Ti ho ascoltata con profondo interesse a Plpl con Loredana Lipperini parlare con estrema disinvoltura della tua seconda silloge di racconti, Verdissime (Nutrimenti 2024). Dalle vostre parole e dalla lettura dell’opera, credo che tu sia animata da una grande passione per la narrazione, in linea con la tua compassata fiducia nella vita. È così? Se sì, da cosa ti deriva questo spontaneo ottimismo?
Non so se definirmi ottimista, ma sicuramente sono curiosa, e credo che l’amore per le storie derivi proprio dalla curiosità verso quello che vedo e sento intorno a me. Scrivere è un modo per incanalare la sorpresa che provo verso quello che incontro, lo spunto dei miei racconti, sia per quanto riguarda i personaggi che lo sviluppo, è infatti sempre legato all’osservazione del reale.
Axenia è una moldava tipica che abbandona la sua terra per arrivare in Italia. Hai la tua consueta delicatezza di immagini, come se nello scrivere tu fossi baciata dalla dea Fortuna. Credi davvero che l’uomo sia fabbro della sua sorte?
Nel racconto che citi, con Axenia protagonista, gli eventi le sono quasi sempre sfavorevoli, sarebbe normale abbandonarsi alla mala sorte eppure lei mantiene un atteggiamento costruttivo e utilizza le sue risorse per modificare quello che può cambiare. Anche se non possiamo determinare gli eventi in senso generale, c’è un confine entro il quale il nostro modo di essere e di porci rispetto ad essi fa la differenza: in quella zona siamo artefici del nostro destino.

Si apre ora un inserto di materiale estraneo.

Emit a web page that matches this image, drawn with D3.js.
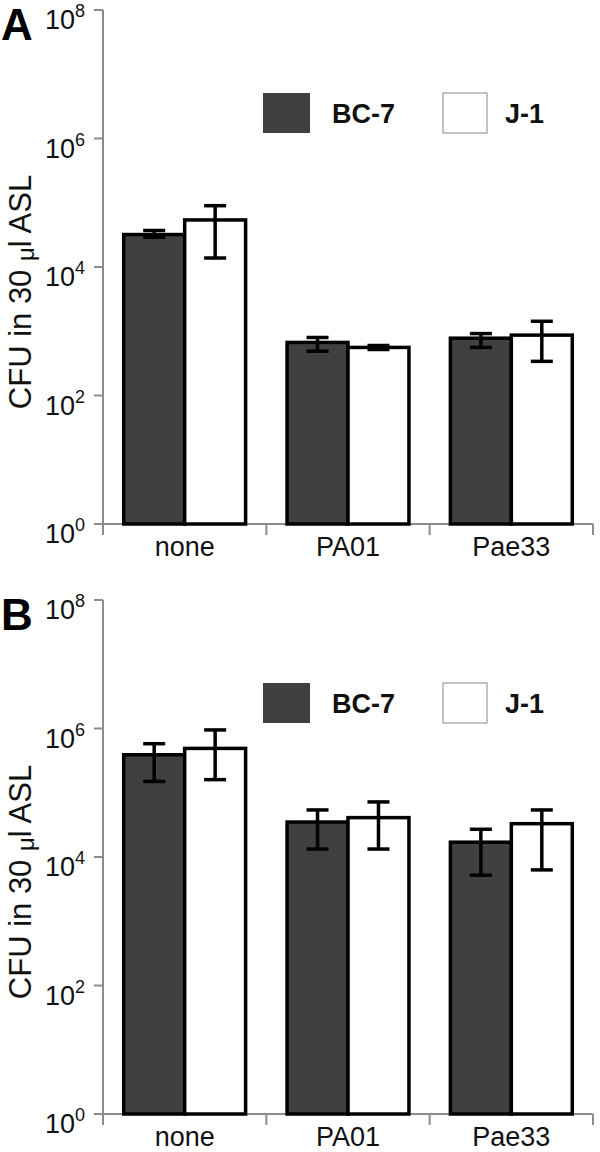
<!DOCTYPE html>
<html><head><meta charset="utf-8">
<script src="https://cdn.jsdelivr.net/npm/d3@7"></script>
<style>body{margin:0;background:#fff}svg{display:block}</style>
</head><body>
<svg id="c" width="600" height="1152"></svg>
<script>
const categories = ["none", "PA01", "Pae33"];
const seriesNames = ["BC-7", "J-1"];
const tickExponents = [0, 2, 4, 6, 8];
const yLabelParts = ["CFU in 30 ", "\u03bc", "l ASL"];
const panelLetters = ["A", "B"];

// Panel A
const aBC7 = [3.2e4, 670, 780];
const aBC7Lo = [2.9e4, 490, 560];
const aBC7Hi = [3.7e4, 800, 920];
const aJ1 = [5.4e4, 560, 870];
const aJ1Lo = [1.38e4, 520, 340];
const aJ1Hi = [9.0e4, 600, 1430];

// Panel B
const bBC7 = [3.9e5, 3.5e4, 1.7e4];
const bBC7Lo = [1.5e5, 1.33e4, 5.2e3];
const bBC7Hi = [5.8e5, 5.4e4, 2.7e4];
const bJ1 = [4.9e5, 4.1e4, 3.3e4];
const bJ1Lo = [1.6e5, 1.33e4, 6.3e3];
const bJ1Hi = [9.5e5, 7.2e4, 5.4e4];

const panels = [
  {letter: panelLetters[0], top: 10, bottom: 524,
   vals: [aBC7, aJ1], lo: [aBC7Lo, aJ1Lo], hi: [aBC7Hi, aJ1Hi]},
  {letter: panelLetters[1], top: 600, bottom: 1114,
   vals: [bBC7, bJ1], lo: [bBC7Lo, bJ1Lo], hi: [bBC7Hi, bJ1Hi]}
];

const svg = d3.select("#c");
const fills = ["#404040", "#ffffff"];
const left = 103, right = 593;
const font = "Liberation Sans, Arial, sans-serif";
const axisColor = "#8c8c8c";

const x0 = d3.scaleBand().domain(categories).range([left, right]).paddingInner(0).paddingOuter(0);
const x1 = d3.scaleBand().domain(seriesNames).range([0, x0.bandwidth()]).paddingOuter(0.34).paddingInner(0);

panels.forEach(p => {
  const g = svg.append("g");
  const y = d3.scaleLog().domain([1, 1e8]).range([p.bottom, p.top]);

  // y axis
  g.append("line").attr("x1", left).attr("x2", left).attr("y1", p.top).attr("y2", p.bottom)
    .attr("stroke", axisColor).attr("stroke-width", 2);
  tickExponents.forEach(e => {
    const ty = y(Math.pow(10, e));
    g.append("line").attr("x1", left - 9).attr("x2", left).attr("y1", ty).attr("y2", ty)
      .attr("stroke", axisColor).attr("stroke-width", 2);
    const t = g.append("text").attr("x", 85).attr("y", ty + 19).attr("text-anchor", "end")
      .attr("font-family", font).attr("font-size", 27).attr("fill", "#111");
    t.append("tspan").text("10");
    t.append("tspan").attr("dy", -12).attr("font-size", 18).text(e);
  });

  // x axis
  g.append("line").attr("x1", left).attr("x2", right).attr("y1", p.bottom).attr("y2", p.bottom)
    .attr("stroke", axisColor).attr("stroke-width", 2);
  const boundaries = [left].concat(categories.map(c => x0(c) + x0.bandwidth()));
  boundaries.forEach(tx => {
    g.append("line").attr("x1", tx).attr("x2", tx).attr("y1", p.bottom).attr("y2", p.bottom + 11)
      .attr("stroke", axisColor).attr("stroke-width", 2);
  });
  categories.forEach(c => {
    g.append("text").attr("x", x0(c) + x0.bandwidth() / 2).attr("y", p.bottom + 32)
      .attr("text-anchor", "middle").attr("font-family", font).attr("font-size", 27)
      .attr("fill", "#111").text(c);
  });

  // bars
  seriesNames.forEach((s, si) => {
    categories.forEach((c, ci) => {
      const bx = x0(c) + x1(s);
      const v = p.vals[si][ci];
      g.append("rect").attr("x", bx).attr("y", y(v)).attr("width", x1.bandwidth())
        .attr("height", p.bottom - y(v)).attr("fill", fills[si])
        .attr("stroke", "#000").attr("stroke-width", 3.5);
    });
  });
  // error bars
  seriesNames.forEach((s, si) => {
    categories.forEach((c, ci) => {
      const cx = x0(c) + x1(s) + x1.bandwidth() / 2;
      const lo = y(p.lo[si][ci]), hi = y(p.hi[si][ci]);
      const eb = g.append("g").attr("stroke", "#000").attr("stroke-width", 3.5);
      eb.append("line").attr("x1", cx).attr("x2", cx).attr("y1", lo).attr("y2", hi);
      eb.append("line").attr("x1", cx - 11).attr("x2", cx + 11).attr("y1", lo).attr("y2", lo);
      eb.append("line").attr("x1", cx - 11).attr("x2", cx + 11).attr("y1", hi).attr("y2", hi);
    });
  });

  // legend
  const ly = p.top + 83;
  const legendX = [263, 443];
  seriesNames.forEach((s, si) => {
    g.append("rect").attr("x", legendX[si]).attr("y", ly).attr("width", si === 0 ? 47 : 44).attr("height", 40)
      .attr("fill", fills[si]).attr("stroke", si === 0 ? "none" : "#888").attr("stroke-width", 1);
    g.append("text").attr("x", legendX[si] + (si === 0 ? 69 : 62)).attr("y", ly + 30)
      .attr("font-family", font).attr("font-weight", "bold").attr("font-size", 27)
      .attr("fill", "#111").text(s);
  });

  // y label
  const cy = p.top + 282;
  const yl = g.append("text").attr("transform", `translate(31,${cy}) rotate(-90)`)
    .attr("text-anchor", "middle").attr("font-family", font).attr("font-size", 31)
    .attr("fill", "#111");
  yl.append("tspan").text(yLabelParts[0]);
  yl.append("tspan").attr("font-size", 24).attr("dy", 3).text(yLabelParts[1]);
  yl.append("tspan").attr("dy", -3).text(yLabelParts[2]);

  // panel letter
  g.append("text").attr("x", 1).attr("y", p.top + 30).attr("font-family", font)
    .attr("font-weight", "bold").attr("font-size", 44).attr("fill", "#000").text(p.letter);
});
</script>
</body></html>
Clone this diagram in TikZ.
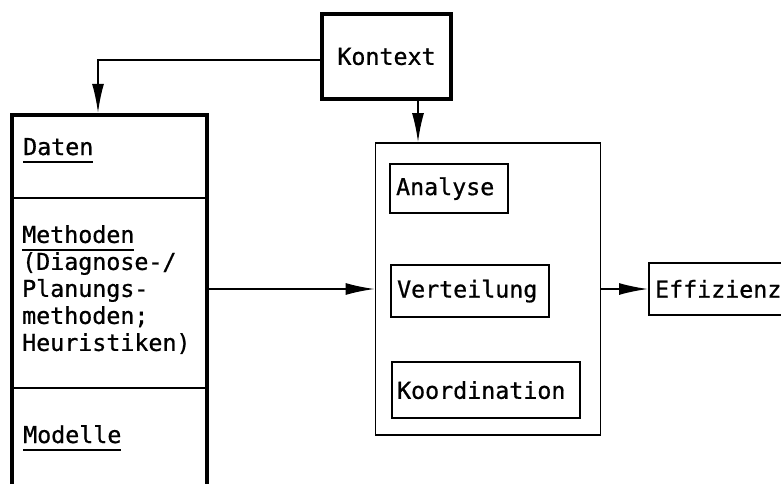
\documentclass[tikz,border=0pt]{standalone}
\usepackage{fontspec}
\usetikzlibrary{arrows.meta,calc}
\newfontfamily\diafont{DejaVu Sans Mono}[FakeBold=0.8]
\newcommand\myul[1]{\setbox0\hbox{#1}\rlap{\rule[-8pt]{\wd0}{1.8pt}}\box0}
\begin{document}
\begin{tikzpicture}[x=1pt,y=-1pt,
  txt/.style={font=\diafont\fontsize{23.3}{27}\selectfont, inner sep=0pt},
  thickbox/.style={draw, line width=4.4pt, rectangle, inner sep=0pt},
  thinbox/.style={draw, line width=1.8pt, rectangle, inner sep=0pt},
  innerbox/.style={draw, line width=2.2pt, rectangle, inner sep=0pt, anchor=north west},
  conn/.style={line width=1.7pt},
  arr/.style={conn, -{Latex[length=29pt,width=12pt]}}]
\useasboundingbox (0,0) rectangle (781,484);
\fill[white] (0,0) rectangle (781,484);
% Kontext
\node[thickbox, txt, minimum width=129pt, minimum height=85pt] (kontext) at (386.5,56.5) {Kontext};
% left store box (bottom edge lies below the picture)
\node[thickbox, minimum width=195pt, minimum height=377pt] (store) at (109.5,303.5) {};
\coordinate (d1l) at (12,198); \coordinate (d1r) at (207,198);
\coordinate (d2l) at (12,388); \coordinate (d2r) at (207,388);
\draw[conn] (d1l) -- (d1r);
\draw[conn] (d2l) -- (d2r);
\node[txt, anchor=base west] (daten) at (23,155) {\myul{Daten}};
\node[txt, anchor=north west, align=left] (methoden) at (22,225) {\myul{Methoden}\\(Diagnose-/\\Planungs-\\methoden;\\Heuristiken)};
\node[txt, anchor=base west] (modelle) at (23,443) {\myul{Modelle}};
% middle box
\node[thinbox, minimum width=225pt, minimum height=292pt] (mid) at (488,289) {};
\node[innerbox, txt, minimum width=118pt, minimum height=49pt, text width=118pt, align=left] (analyse) at (389,163) {\hspace{6pt}Analyse};
\node[innerbox, txt, minimum width=158pt, minimum height=52pt, text width=158pt, align=left] (verteil) at (390,264) {\hspace{6pt}Verteilung};
\node[innerbox, txt, minimum width=188pt, minimum height=56pt, text width=188pt, align=left] (koord) at (391,361) {\hspace{5pt}Koordination};
% Effizienz (right edge outside the picture)
\node[thinbox, line width=2.2pt, txt, minimum height=52pt, text width=150pt, align=left, anchor=west] (eff) at (648,289) {\hspace{6pt}Effizienz};
% connectors
\coordinate (kbend) at (98,60);
\coordinate (kdown) at (418,100);
\draw[arr] (kontext.west |- kbend) -- (kbend) -- (kbend |- store.north);
\draw[arr] (kdown) -- (kdown |- mid.north);
\draw[arr] (store.east |- mid.west) -- (mid.west);
\draw[arr] (mid.east) -- (eff.west);
\end{tikzpicture}
\end{document}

La tua professione di sceneggiatrice in che senso ti aiuta a tessere la tela dei tuoi racconti?
Il lavoro di sceneggiatrice sicuramente mi aiuta nella ricerca della sintesi e della chiarezza. Probabilmente anche a dare una connotazione visiva alla narrazione. C’è poi una certa abitudine a scrivere dialoghi, anche in questo caso preferendo l’essenzialità.
Essere verde non è peculiarità dell’infanzia e dell’adolescenza, ma si può esserlo anche da maturi. Non sono verdi solo le donne, ma si può esserlo anche da uomini. Che relazione avevi da ragazza con le piante?

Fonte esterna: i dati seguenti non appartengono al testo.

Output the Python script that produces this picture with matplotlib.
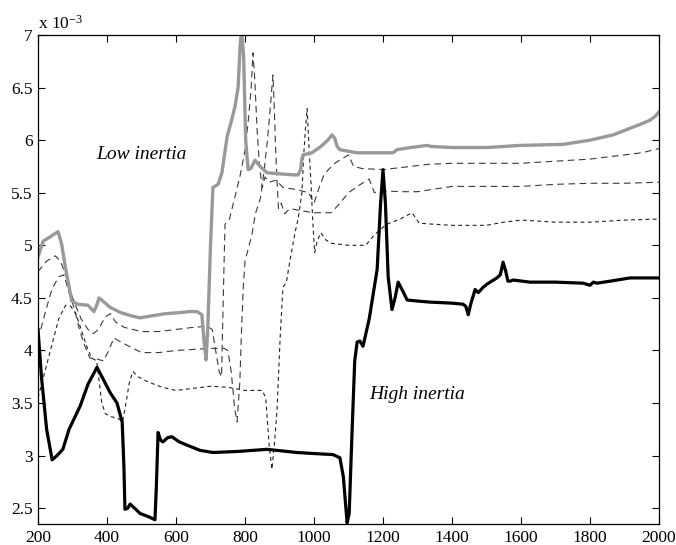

Vengo dal Polesine, dalla zona del Delta del Po. Giocare significava stare all’aperto, trovare riparo sotto gli alberi quando faceva caldo, usarli come punto di osservazione privilegiato e come nascondiglio dal mondo adulto. Se non sapevi arrampicarti su un albero eri tagliato fuori da molte cose. I giorni di pioggia, chiusi in casa, erano una tortura. Unica consolazione per me era la lettura.
E da adulta?
Da adulta sono consolazione e bellezza. Le piante ci trasmettono molti valori: pazienza, resistenza, diversità, rispetto.
Nella tua prima raccolta avevi l’ossessione per la tartaruga che resiste, qui la costante è la pianta che cresce sempre e trova la tua strada nonostante tutto. Credo che tu sia una grande osservatrice della realtà più che una analista. Hai mai fatto esperienza analitica? Riponi fiducia in essa?

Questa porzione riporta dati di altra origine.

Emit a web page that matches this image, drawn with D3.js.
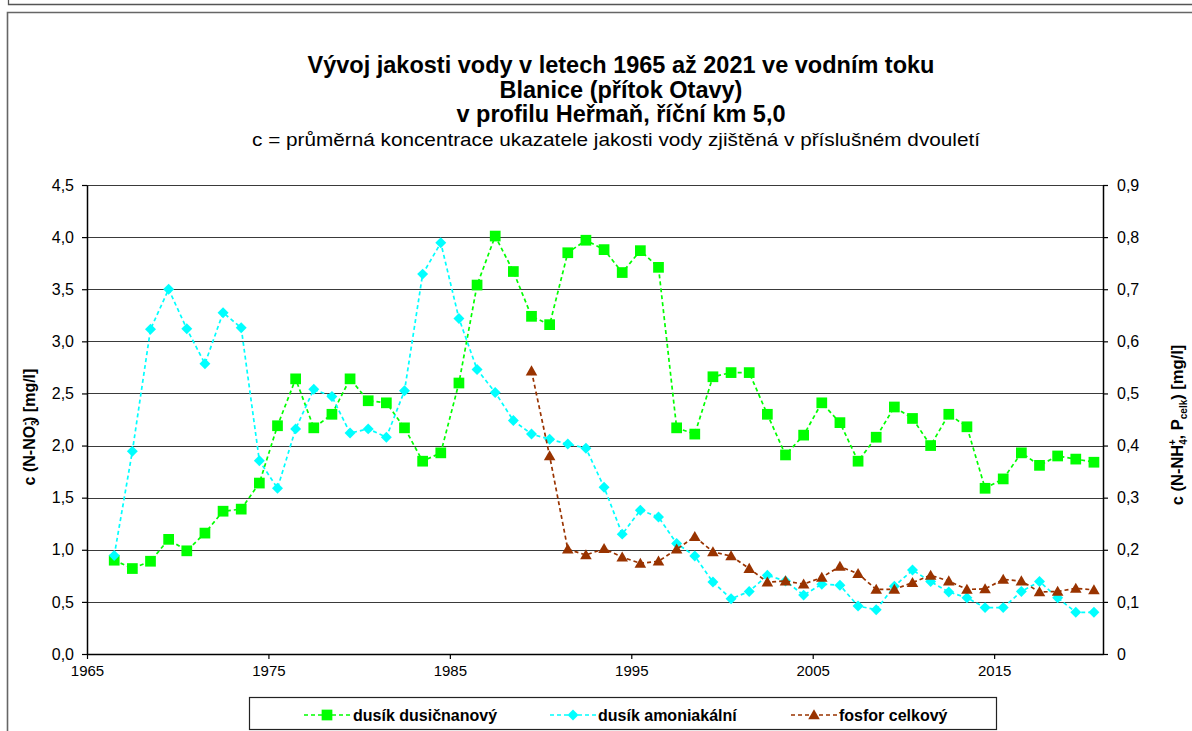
<!DOCTYPE html>
<html lang="cs">
<head>
<meta charset="utf-8">
<script src="https://cdn.jsdelivr.net/npm/d3@7"></script>
<style>
  html, body { margin: 0; padding: 0; background: #fff; }
  svg { display: block; font-family: "Liberation Sans", Arial, sans-serif; }
</style>
</head>
<body>
<svg id="chart" width="1192" height="731"></svg>
<script>
// Biennial averages, plotted at the middle of each two-year period
const periods = [
  1966.5, 1967.5, 1968.5, 1969.5, 1970.5, 1971.5, 1972.5, 1973.5, 1974.5, 1975.5,
  1976.5, 1977.5, 1978.5, 1979.5, 1980.5, 1981.5, 1982.5, 1983.5, 1984.5, 1985.5,
  1986.5, 1987.5, 1988.5, 1989.5, 1990.5, 1991.5, 1992.5, 1993.5, 1994.5, 1995.5,
  1996.5, 1997.5, 1998.5, 1999.5, 2000.5, 2001.5, 2002.5, 2003.5, 2004.5, 2005.5,
  2006.5, 2007.5, 2008.5, 2009.5, 2010.5, 2011.5, 2012.5, 2013.5, 2014.5, 2015.5,
  2016.5, 2017.5, 2018.5, 2019.5, 2020.5
];

// dusík dusičnanový, N-NO3- [mg/l] (left axis)
const nitrate = [
  0.90, 0.82, 0.89, 1.10, 0.99, 1.16, 1.37, 1.39, 1.64, 2.19,
  2.64, 2.17, 2.30, 2.64, 2.43, 2.41, 2.17, 1.85, 1.93, 2.60,
  3.54, 4.01, 3.67, 3.24, 3.16, 3.85, 3.97, 3.88, 3.66, 3.87,
  3.71, 2.17, 2.11, 2.66, 2.70, 2.70, 2.30, 1.91, 2.10, 2.41,
  2.22, 1.85, 2.08, 2.37, 2.26, 2.00, 2.30, 2.18, 1.59, 1.68,
  1.93, 1.81, 1.90, 1.87, 1.84
];

// dusík amoniakální, N-NH4+ [mg/l] (right axis)
const ammonium = [
  0.189, 0.389, 0.623, 0.700, 0.624, 0.557, 0.655, 0.626, 0.371, 0.318,
  0.432, 0.508, 0.494, 0.424, 0.432, 0.416, 0.505, 0.729, 0.789, 0.644,
  0.546, 0.502, 0.448, 0.422, 0.412, 0.403, 0.395, 0.320, 0.230, 0.276,
  0.263, 0.212, 0.188, 0.138, 0.106, 0.120, 0.151, 0.140, 0.113, 0.134,
  0.132, 0.092, 0.085, 0.130, 0.161, 0.139, 0.119, 0.108, 0.089, 0.089,
  0.120, 0.139, 0.108, 0.080, 0.080
];

// fosfor celkový, P celk [mg/l] (right axis), measured from 1989.5 on
const phosphorus = [
  null, null, null, null, null, null, null, null, null, null,
  null, null, null, null, null, null, null, null, null, null,
  null, null, null, 0.543, 0.380, 0.201, 0.190, 0.202, 0.186, 0.174,
  0.178, 0.201, 0.225, 0.196, 0.188, 0.164, 0.138, 0.140, 0.134, 0.147,
  0.168, 0.154, 0.124, 0.124, 0.137, 0.151, 0.140, 0.124, 0.125, 0.143,
  0.140, 0.119, 0.120, 0.126, 0.123
];

const xTicks = [1965, 1975, 1985, 1995, 2005, 2015];
const leftTicks = [0, 0.5, 1.0, 1.5, 2.0, 2.5, 3.0, 3.5, 4.0, 4.5];
const rightTicks = [0, 0.1, 0.2, 0.3, 0.4, 0.5, 0.6, 0.7, 0.8, 0.9];

const titleLines = [
  "Vývoj jakosti vody v letech 1965 až 2021 ve vodním toku",
  "Blanice (přítok Otavy)",
  "v profilu Heřmaň, říční km 5,0"
];
const subtitle = "c = průměrná koncentrace ukazatele jakosti vody zjištěná v příslušném dvouletí";

const seriesNames = ["dusík dusičnanový", "dusík amoniakální", "fosfor celkový"];
const seriesColors = ["#00ff00", "#00ffff", "#993300"];

// ---------------------------------------------------------------
const svg = d3.select("#chart");
const plot = { left: 87, right: 1103, top: 185, bottom: 654 };

const x = d3.scaleLinear().domain([1965, 2021]).range([plot.left, plot.right]);
const yL = d3.scaleLinear().domain([0, 4.5]).range([plot.bottom, plot.top]);
const yR = d3.scaleLinear().domain([0, 0.9]).range([plot.bottom, plot.top]);

const comma = v => v.toFixed(1).replace(".", ",");

// square turned by 45 degrees for the ammonium markers
const rotatedSquare = {
  draw(ctx, size) {
    const r = Math.sqrt(size) / Math.SQRT2;
    ctx.moveTo(0, -r); ctx.lineTo(r, 0); ctx.lineTo(0, r); ctx.lineTo(-r, 0); ctx.closePath();
  }
};

// outer frames
svg.append("path")
  .attr("d", "M8.5,0 V4.5 H1192")
  .attr("fill", "none").attr("stroke", "#555").attr("stroke-width", 1.3);
svg.append("path")
  .attr("d", "M7.5,731 V12.5 H1192")
  .attr("fill", "none").attr("stroke", "#666").attr("stroke-width", 1.6);

// titles
const title = svg.append("text")
  .attr("text-anchor", "middle")
  .attr("font-weight", "bold")
  .attr("font-size", 23.5)
  .attr("fill", "#000");
titleLines.forEach((t, i) => {
  title.append("tspan").attr("x", 621).attr("y", 73 + i * 24.7).text(t);
});
svg.append("text")
  .attr("x", 616).attr("y", 146)
  .attr("text-anchor", "middle")
  .attr("font-size", 19)
  .attr("textLength", 728)
  .attr("lengthAdjust", "spacingAndGlyphs")
  .text(subtitle);

// horizontal gridlines
svg.append("g")
  .selectAll("line")
  .data(leftTicks.filter(d => d > 0))
  .join("line")
  .attr("x1", plot.left).attr("x2", plot.right)
  .attr("y1", d => Math.round(yL(d)) + 0.5).attr("y2", d => Math.round(yL(d)) + 0.5)
  .attr("stroke", "#3a3a3a").attr("stroke-width", 1.2);

// axes
const axisStyle = size => g => {
  g.selectAll(".domain").attr("stroke", "#000").attr("stroke-width", 1.5);
  g.selectAll(".tick line").attr("stroke", "#000").attr("stroke-width", 1.2);
  g.selectAll(".tick text").attr("fill", "#000").attr("font-size", size)
    .attr("font-family", "Liberation Sans, Arial, sans-serif");
};

svg.append("g")
  .attr("transform", `translate(${plot.left},0)`)
  .call(d3.axisLeft(yL).tickValues(leftTicks).tickFormat(comma).tickSize(5).tickSizeOuter(0).tickPadding(8))
  .call(axisStyle(16));

svg.append("g")
  .attr("transform", `translate(${plot.right},0)`)
  .call(d3.axisRight(yR).tickValues(rightTicks).tickFormat(d => d === 0 ? "0" : comma(d)).tickSize(5).tickSizeOuter(0).tickPadding(9))
  .call(axisStyle(16));

svg.append("g")
  .attr("transform", `translate(0,${plot.bottom})`)
  .call(d3.axisBottom(x).tickValues(xTicks).tickFormat(d3.format("d")).tickSize(5).tickSizeOuter(0).tickPadding(6))
  .call(axisStyle(15));

// axis titles
const leftTitle = svg.append("text")
  .attr("transform", `translate(35,427) rotate(-90)`)
  .attr("text-anchor", "middle")
  .attr("font-weight", "bold")
  .attr("font-size", 16);
leftTitle.append("tspan").text("c (N-NO");
leftTitle.append("tspan").attr("font-size", 10).attr("dy", 4).text("3");
leftTitle.append("tspan").attr("font-size", 10).attr("dx", -5).attr("dy", -11).text("-");
leftTitle.append("tspan").attr("dy", 7).text(") [mg/l]");

const rightTitle = svg.append("text")
  .attr("transform", `translate(1183,425) rotate(-90)`)
  .attr("text-anchor", "middle")
  .attr("font-weight", "bold")
  .attr("font-size", 16.5);
rightTitle.append("tspan").text("c (N-NH");
rightTitle.append("tspan").attr("font-size", 10).attr("dy", 4).text("4");
rightTitle.append("tspan").attr("font-size", 10).attr("dx", -6).attr("dy", -11).text("+");
rightTitle.append("tspan").attr("dy", 7).text(", P");
rightTitle.append("tspan").attr("font-size", 10).attr("dy", 4).text("celk");
rightTitle.append("tspan").attr("dy", -4).text(") [mg/l]");

// series
const series = [
  { values: nitrate, y: yL, color: seriesColors[0], symbol: d3.symbolSquare, size: 115, offset: 0 },
  { values: ammonium, y: yR, color: seriesColors[1], symbol: rotatedSquare, size: 60, offset: 0 },
  { values: phosphorus, y: yR, color: seriesColors[2], symbol: d3.symbolTriangle, size: 58, offset: 1 }
];

series.forEach(s => {
  const pts = periods.map((p, i) => ({ p, v: s.values[i] })).filter(d => d.v != null);
  const line = d3.line().x(d => x(d.p)).y(d => s.y(d.v));
  const g = svg.append("g");
  g.append("path")
    .attr("d", line(pts))
    .attr("fill", "none")
    .attr("stroke", s.color)
    .attr("stroke-width", 1.7)
    .attr("stroke-dasharray", "4,3");
  g.selectAll("path.m")
    .data(pts)
    .join("path")
    .attr("class", "m")
    .attr("transform", d => `translate(${x(d.p)},${s.y(d.v) + s.offset})`)
    .attr("d", d3.symbol().type(s.symbol).size(s.size))
    .attr("fill", s.color);
});

// legend
const legend = svg.append("g");
legend.append("rect")
  .attr("x", 249.5).attr("y", 697.5).attr("width", 747).attr("height", 32)
  .attr("fill", "#fff").attr("stroke", "#222").attr("stroke-width", 1.2);

const legendItems = [
  { x0: 304, tx: 353, symbol: d3.symbolSquare, size: 115 },
  { x0: 550, tx: 598, symbol: rotatedSquare, size: 60 },
  { x0: 791, tx: 839, symbol: d3.symbolTriangle, size: 58 }
];
legendItems.forEach((it, i) => {
  const cy = 715;
  legend.append("line")
    .attr("x1", it.x0).attr("x2", it.x0 + 46)
    .attr("y1", cy).attr("y2", cy)
    .attr("stroke", seriesColors[i]).attr("stroke-width", 1.7)
    .attr("stroke-dasharray", "4,3");
  legend.append("path")
    .attr("transform", `translate(${it.x0 + 23},${cy + (i === 2 ? 1 : 0)})`)
    .attr("d", d3.symbol().type(it.symbol).size(it.size))
    .attr("fill", seriesColors[i]);
  legend.append("text")
    .attr("x", it.tx).attr("y", cy + 5.5)
    .attr("font-weight", "bold").attr("font-size", 16)
    .text(seriesNames[i]);
});
</script>
</body>
</html>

Ho fatto parecchi anni di psicoterapia. Credo che mi abbia aiutato a fare chiarezza rispetto a quello che sono e a quello che per me è importante. Però una mia amica psicanalista una volta mi disse: “Falla ma non troppo, che se poi risolvi tutto capace che non scrivi più niente”. Quindi non mi considero né saggia né risolta, conservo gelosamente un’area di caos!
Tu non solo sei coraggiosa in quanto raccontista, ma lo sei nella vita con questa tua leggerezza profonda?
Amo il tono leggero anche come lettrice: si scambia spesso la leggerezza per superficialità, ma sappiamo quale sia la lezione di Calvino in proposito, e per quanto mi riguarda è altrettanto fondamentale l’insegnamento della nostra meravigliosa tradizione cinematografica della commedia all’italiana, dove dramma e commedia procedono abbracciati e si nutrono l’uno dell’altra.
L’ottimismo è una dote o una contingenza?
Credo che possa essere entrambe le cose. C’è chi è ottimista per indole, e questa è una grande fortuna. Ma c’è anche chi affina l’attitudine all’ottimismo con la pratica, per necessità o volontà.